Copy the listing below in full and skip every picture.
========================================
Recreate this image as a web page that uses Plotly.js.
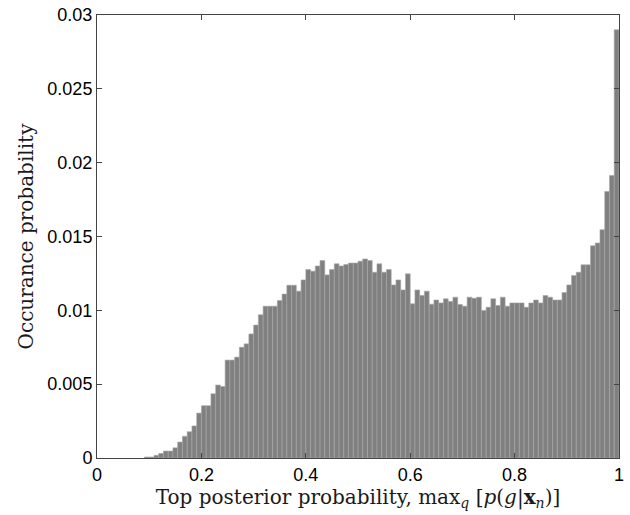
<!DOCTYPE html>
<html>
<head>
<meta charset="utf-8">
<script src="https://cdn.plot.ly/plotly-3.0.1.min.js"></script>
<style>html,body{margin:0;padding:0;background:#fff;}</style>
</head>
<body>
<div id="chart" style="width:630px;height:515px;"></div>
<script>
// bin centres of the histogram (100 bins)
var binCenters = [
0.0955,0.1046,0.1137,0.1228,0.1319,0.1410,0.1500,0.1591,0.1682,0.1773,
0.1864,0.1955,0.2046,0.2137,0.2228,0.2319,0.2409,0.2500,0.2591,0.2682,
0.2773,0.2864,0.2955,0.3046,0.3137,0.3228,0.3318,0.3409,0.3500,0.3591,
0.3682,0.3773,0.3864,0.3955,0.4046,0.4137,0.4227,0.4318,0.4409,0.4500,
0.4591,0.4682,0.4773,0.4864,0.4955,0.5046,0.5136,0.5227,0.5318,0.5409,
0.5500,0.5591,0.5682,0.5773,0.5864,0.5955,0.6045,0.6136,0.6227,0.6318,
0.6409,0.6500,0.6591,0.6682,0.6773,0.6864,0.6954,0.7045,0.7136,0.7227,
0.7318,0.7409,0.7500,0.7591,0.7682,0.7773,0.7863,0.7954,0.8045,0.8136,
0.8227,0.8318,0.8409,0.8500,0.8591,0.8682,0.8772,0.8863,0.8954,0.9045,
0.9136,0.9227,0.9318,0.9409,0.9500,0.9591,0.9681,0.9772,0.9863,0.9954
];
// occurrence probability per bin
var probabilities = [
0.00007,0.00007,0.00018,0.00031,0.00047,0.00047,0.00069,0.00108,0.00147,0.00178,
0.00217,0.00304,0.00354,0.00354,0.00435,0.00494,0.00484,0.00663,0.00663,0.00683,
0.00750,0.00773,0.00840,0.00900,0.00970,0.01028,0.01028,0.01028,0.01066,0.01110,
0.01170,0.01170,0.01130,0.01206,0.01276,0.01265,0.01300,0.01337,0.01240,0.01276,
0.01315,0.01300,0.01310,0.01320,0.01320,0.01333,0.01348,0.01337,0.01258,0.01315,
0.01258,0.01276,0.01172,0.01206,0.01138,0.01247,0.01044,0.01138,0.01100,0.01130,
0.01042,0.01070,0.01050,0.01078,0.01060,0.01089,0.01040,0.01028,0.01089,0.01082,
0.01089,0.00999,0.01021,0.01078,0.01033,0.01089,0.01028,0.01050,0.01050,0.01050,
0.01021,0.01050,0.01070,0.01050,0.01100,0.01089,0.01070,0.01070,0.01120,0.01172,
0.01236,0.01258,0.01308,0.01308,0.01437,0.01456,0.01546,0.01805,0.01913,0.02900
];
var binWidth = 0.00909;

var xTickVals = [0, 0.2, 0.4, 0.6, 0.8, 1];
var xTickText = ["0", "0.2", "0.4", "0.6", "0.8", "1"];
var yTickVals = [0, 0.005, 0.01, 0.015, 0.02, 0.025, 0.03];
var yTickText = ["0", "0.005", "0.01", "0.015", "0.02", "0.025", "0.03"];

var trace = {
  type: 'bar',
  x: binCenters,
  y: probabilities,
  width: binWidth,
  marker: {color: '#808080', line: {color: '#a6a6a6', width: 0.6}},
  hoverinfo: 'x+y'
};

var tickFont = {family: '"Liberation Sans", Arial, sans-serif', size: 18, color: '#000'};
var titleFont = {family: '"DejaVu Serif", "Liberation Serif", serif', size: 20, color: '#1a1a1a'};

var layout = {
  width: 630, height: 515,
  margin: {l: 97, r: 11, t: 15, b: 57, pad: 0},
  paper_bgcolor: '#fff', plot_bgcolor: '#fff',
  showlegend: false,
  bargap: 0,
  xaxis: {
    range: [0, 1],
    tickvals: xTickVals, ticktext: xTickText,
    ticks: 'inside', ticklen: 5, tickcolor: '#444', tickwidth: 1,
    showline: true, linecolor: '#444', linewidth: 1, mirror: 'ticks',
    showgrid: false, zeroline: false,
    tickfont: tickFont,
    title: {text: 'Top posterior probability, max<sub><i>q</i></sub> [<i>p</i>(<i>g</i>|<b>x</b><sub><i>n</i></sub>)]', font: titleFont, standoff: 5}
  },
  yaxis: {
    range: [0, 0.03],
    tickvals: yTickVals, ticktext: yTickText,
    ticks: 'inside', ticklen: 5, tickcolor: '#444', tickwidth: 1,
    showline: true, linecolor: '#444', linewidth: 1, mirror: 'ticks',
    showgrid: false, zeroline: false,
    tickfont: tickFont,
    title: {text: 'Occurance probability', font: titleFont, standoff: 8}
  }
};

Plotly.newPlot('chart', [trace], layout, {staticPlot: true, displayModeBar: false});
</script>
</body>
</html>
========================================
**WORKED ANSWER:**
Recreate this image as a web page that uses Plotly.js.
<!DOCTYPE html>
<html>
<head>
<meta charset="utf-8">
<script src="https://cdn.plot.ly/plotly-3.0.1.min.js"></script>
<style>html,body{margin:0;padding:0;background:#fff;}</style>
</head>
<body>
<div id="chart" style="width:630px;height:515px;"></div>
<script>
// bin centres of the histogram (100 bins)
var binCenters = [
0.0955,0.1046,0.1137,0.1228,0.1319,0.1410,0.1500,0.1591,0.1682,0.1773,
0.1864,0.1955,0.2046,0.2137,0.2228,0.2319,0.2409,0.2500,0.2591,0.2682,
0.2773,0.2864,0.2955,0.3046,0.3137,0.3228,0.3318,0.3409,0.3500,0.3591,
0.3682,0.3773,0.3864,0.3955,0.4046,0.4137,0.4227,0.4318,0.4409,0.4500,
0.4591,0.4682,0.4773,0.4864,0.4955,0.5046,0.5136,0.5227,0.5318,0.5409,
0.5500,0.5591,0.5682,0.5773,0.5864,0.5955,0.6045,0.6136,0.6227,0.6318,
0.6409,0.6500,0.6591,0.6682,0.6773,0.6864,0.6954,0.7045,0.7136,0.7227,
0.7318,0.7409,0.7500,0.7591,0.7682,0.7773,0.7863,0.7954,0.8045,0.8136,
0.8227,0.8318,0.8409,0.8500,0.8591,0.8682,0.8772,0.8863,0.8954,0.9045,
0.9136,0.9227,0.9318,0.9409,0.9500,0.9591,0.9681,0.9772,0.9863,0.9954
];
// occurrence probability per bin
var probabilities = [
0.00007,0.00007,0.00018,0.00031,0.00047,0.00047,0.00069,0.00108,0.00147,0.00178,
0.00217,0.00304,0.00354,0.00354,0.00435,0.00494,0.00484,0.00663,0.00663,0.00683,
0.00750,0.00773,0.00840,0.00900,0.00970,0.01028,0.01028,0.01028,0.01066,0.01110,
0.01170,0.01170,0.01130,0.01206,0.01276,0.01265,0.01300,0.01337,0.01240,0.01276,
0.01315,0.01300,0.01310,0.01320,0.01320,0.01333,0.01348,0.01337,0.01258,0.01315,
0.01258,0.01276,0.01172,0.01206,0.01138,0.01247,0.01044,0.01138,0.01100,0.01130,
0.01042,0.01070,0.01050,0.01078,0.01060,0.01089,0.01040,0.01028,0.01089,0.01082,
0.01089,0.00999,0.01021,0.01078,0.01033,0.01089,0.01028,0.01050,0.01050,0.01050,
0.01021,0.01050,0.01070,0.01050,0.01100,0.01089,0.01070,0.01070,0.01120,0.01172,
0.01236,0.01258,0.01308,0.01308,0.01437,0.01456,0.01546,0.01805,0.01913,0.02900
];
var binWidth = 0.00909;

var xTickVals = [0, 0.2, 0.4, 0.6, 0.8, 1];
var xTickText = ["0", "0.2", "0.4", "0.6", "0.8", "1"];
var yTickVals = [0, 0.005, 0.01, 0.015, 0.02, 0.025, 0.03];
var yTickText = ["0", "0.005", "0.01", "0.015", "0.02", "0.025", "0.03"];

var trace = {
  type: 'bar',
  x: binCenters,
  y: probabilities,
  width: binWidth,
  marker: {color: '#808080', line: {color: '#a6a6a6', width: 0.6}},
  hoverinfo: 'x+y'
};

var tickFont = {family: '"Liberation Sans", Arial, sans-serif', size: 18, color: '#000'};
var titleFont = {family: '"DejaVu Serif", "Liberation Serif", serif', size: 20, color: '#1a1a1a'};

var layout = {
  width: 630, height: 515,
  margin: {l: 97, r: 11, t: 15, b: 57, pad: 0},
  paper_bgcolor: '#fff', plot_bgcolor: '#fff',
  showlegend: false,
  bargap: 0,
  xaxis: {
    range: [0, 1],
    tickvals: xTickVals, ticktext: xTickText,
    ticks: 'inside', ticklen: 5, tickcolor: '#444', tickwidth: 1,
    showline: true, linecolor: '#444', linewidth: 1, mirror: 'ticks',
    showgrid: false, zeroline: false,
    tickfont: tickFont,
    title: {text: 'Top posterior probability, max<sub><i>q</i></sub> [<i>p</i>(<i>g</i>|<b>x</b><sub><i>n</i></sub>)]', font: titleFont, standoff: 5}
  },
  yaxis: {
    range: [0, 0.03],
    tickvals: yTickVals, ticktext: yTickText,
    ticks: 'inside', ticklen: 5, tickcolor: '#444', tickwidth: 1,
    showline: true, linecolor: '#444', linewidth: 1, mirror: 'ticks',
    showgrid: false, zeroline: false,
    tickfont: tickFont,
    title: {text: 'Occurance probability', font: titleFont, standoff: 8}
  }
};

Plotly.newPlot('chart', [trace], layout, {staticPlot: true, displayModeBar: false});
</script>
</body>
</html>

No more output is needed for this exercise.